When a fibromyalgia flare-up left Alexandra Williamson unable to walk and forced her to go on medical leave from her job in 2019, she decided she wanted to support people with physically impairing conditions like hers who may not have access to the same benefits she did.
That’s when Williamson, then the Chief Brand Officer at Bumble, swiped left on dating and right on the lesser-known field of income insurance. She co-founded Asteya, a startup that extends insurance protection to people in the event of a medical catastrophe that would prevent them from doing their jobs.
But even though income insurance may not have the same sexy ring to it as an app to find love, Williamson is taking a page from another trendy industry’s handbook.
“I realized very quickly that the easiest way to help somebody in their wellness journey is to help protect their finances, because finances are the heartbeat of wellness,” she said about the motivations behind her Miami-based company.
Asteya was already in the works when Williamson decided to hop on board as a co-founder with colleague Hadi Radwan, but she was able to secure the help of angel investors such as Bumble founder and close friend Whitney Wolfe-Herd and Canadian investment whiz Geeta Sankappanavar, along with backing from five venture capital firms. Williamson rebranded Asteya and launched in March with $10 million in funding. (Her team declined to share numbers related to revenue and profits.)
Branding: Her Strong Suit
The gig economy was already booming before the pandemic, but in 2020, the number of freelancers in the United States grew to 59 million, which means employees are working with fewer benefits.

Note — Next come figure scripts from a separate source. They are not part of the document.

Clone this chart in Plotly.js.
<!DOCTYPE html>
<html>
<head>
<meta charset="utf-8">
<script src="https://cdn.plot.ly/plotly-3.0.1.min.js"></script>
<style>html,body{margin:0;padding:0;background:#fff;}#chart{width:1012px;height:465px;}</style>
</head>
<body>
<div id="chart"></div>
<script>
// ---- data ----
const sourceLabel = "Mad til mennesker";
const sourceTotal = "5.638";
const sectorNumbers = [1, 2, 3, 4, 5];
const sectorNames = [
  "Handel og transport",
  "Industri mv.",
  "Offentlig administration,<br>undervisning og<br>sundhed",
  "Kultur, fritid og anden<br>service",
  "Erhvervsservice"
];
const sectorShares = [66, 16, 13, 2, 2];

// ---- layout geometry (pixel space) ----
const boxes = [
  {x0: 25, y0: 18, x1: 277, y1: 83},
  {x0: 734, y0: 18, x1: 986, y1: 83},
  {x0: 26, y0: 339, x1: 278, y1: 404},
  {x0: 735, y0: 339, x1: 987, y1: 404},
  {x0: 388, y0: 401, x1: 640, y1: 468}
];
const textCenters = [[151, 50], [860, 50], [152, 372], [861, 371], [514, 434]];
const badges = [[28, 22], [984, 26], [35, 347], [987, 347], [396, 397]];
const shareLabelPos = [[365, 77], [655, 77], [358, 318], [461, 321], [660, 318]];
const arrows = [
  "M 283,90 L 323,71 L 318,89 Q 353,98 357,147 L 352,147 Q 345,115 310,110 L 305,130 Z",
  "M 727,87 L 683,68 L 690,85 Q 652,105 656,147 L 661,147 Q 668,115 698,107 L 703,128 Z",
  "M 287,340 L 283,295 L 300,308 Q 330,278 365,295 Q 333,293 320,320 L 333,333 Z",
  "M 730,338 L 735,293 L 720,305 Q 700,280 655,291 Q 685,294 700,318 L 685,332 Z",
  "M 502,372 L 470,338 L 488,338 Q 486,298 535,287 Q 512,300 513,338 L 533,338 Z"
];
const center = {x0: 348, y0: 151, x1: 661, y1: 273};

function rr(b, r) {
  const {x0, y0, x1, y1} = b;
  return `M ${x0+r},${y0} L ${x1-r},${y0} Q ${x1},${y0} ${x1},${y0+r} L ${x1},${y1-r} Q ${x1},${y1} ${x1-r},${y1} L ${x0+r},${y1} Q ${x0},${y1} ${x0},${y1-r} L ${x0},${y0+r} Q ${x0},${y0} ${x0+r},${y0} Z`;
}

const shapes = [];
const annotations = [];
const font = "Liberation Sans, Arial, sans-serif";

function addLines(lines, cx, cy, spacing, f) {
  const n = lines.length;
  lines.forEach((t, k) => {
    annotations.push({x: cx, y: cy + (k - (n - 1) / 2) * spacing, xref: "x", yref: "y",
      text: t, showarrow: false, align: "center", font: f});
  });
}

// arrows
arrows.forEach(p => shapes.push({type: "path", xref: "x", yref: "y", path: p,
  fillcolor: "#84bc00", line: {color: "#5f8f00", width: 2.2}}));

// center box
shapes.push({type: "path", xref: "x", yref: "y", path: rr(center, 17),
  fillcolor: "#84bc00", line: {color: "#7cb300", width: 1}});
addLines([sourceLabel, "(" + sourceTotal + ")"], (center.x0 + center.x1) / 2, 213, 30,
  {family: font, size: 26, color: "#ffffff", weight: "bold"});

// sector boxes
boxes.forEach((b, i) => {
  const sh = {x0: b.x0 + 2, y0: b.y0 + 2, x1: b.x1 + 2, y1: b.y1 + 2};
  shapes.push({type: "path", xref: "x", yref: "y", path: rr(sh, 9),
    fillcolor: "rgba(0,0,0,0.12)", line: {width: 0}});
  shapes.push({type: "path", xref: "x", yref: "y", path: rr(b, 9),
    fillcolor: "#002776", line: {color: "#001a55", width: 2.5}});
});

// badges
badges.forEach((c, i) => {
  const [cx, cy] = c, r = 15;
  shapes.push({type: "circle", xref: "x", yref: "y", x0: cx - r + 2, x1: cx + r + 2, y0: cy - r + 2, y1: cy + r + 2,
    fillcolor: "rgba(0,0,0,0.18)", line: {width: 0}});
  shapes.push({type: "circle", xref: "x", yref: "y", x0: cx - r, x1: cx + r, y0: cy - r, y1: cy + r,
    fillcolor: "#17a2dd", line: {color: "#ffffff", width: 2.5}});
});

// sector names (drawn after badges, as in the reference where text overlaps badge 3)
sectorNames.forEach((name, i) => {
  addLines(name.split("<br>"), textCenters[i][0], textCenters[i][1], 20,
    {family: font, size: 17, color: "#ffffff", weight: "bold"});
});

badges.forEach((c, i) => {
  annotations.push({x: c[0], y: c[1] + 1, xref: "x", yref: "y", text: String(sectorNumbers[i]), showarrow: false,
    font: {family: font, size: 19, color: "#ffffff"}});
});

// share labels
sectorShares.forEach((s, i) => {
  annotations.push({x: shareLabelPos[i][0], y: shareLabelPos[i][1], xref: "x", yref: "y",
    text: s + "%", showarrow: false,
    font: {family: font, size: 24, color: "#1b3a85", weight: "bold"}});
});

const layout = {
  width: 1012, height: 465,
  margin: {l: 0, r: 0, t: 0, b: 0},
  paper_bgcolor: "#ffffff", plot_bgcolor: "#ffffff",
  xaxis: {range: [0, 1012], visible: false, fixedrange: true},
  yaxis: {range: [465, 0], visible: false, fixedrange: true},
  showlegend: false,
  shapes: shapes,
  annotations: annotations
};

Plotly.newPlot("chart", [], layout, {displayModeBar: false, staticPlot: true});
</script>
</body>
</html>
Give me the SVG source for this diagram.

Williamson’s venture is designed to cater to these workers.
“Our current offering is focused specifically on people who work freelance jobs, self-employed jobs,” Williamson said. “Everybody deserves to have this product. It’s not something that should be reserved for high earners.”

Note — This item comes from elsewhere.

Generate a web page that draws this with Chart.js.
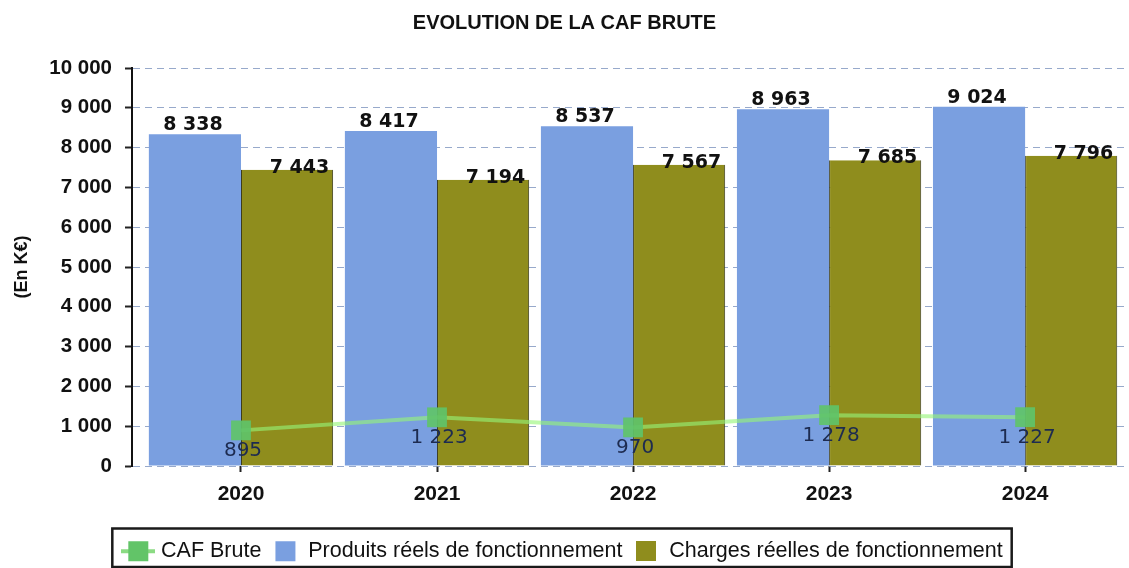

Americans can apply for federal disability insurance, but the process is often long and convoluted. Asteya, meanwhile, works more like your Netflix account — a monthly subscription that starts at $6/month, with a one-time payout of up to $500,000 in the event of a medical emergency.
It also requires just one form to fill out and can offer a quote in minutes rather than the typical waiting period that can stretch on for weeks or months.
The goal, Williamson said, is “simplifying the process, from the technology to the product to the way it’s communicated with the end consumer.”
“We are focused on shifting from what insurance has been known as, and really becoming advocates for our customers,” she added.
When looking into the field, one statistic struck Williamson: most insurance firms will charge women 40% to 50% more in insurance premiums than men, simply because women are statistically more likely to file disability claims.
To introduce a measure of equity into insurance, Williamson has branded the company as entirely gender-neutral. Challenging gender norms is nothing new for her — at Bumble, she made the app stand out by giving women the power to make the first move.
With Asteya, Williamson hopes to reach potential customers who take a holistic approach to their health.
“It’s very hard to take care of your physical and mental health if your finances aren’t in order,” she said. “[Income insurance] became a passion project for me because I realized how important it is for people to have access to this opportunity to protect their financial health.”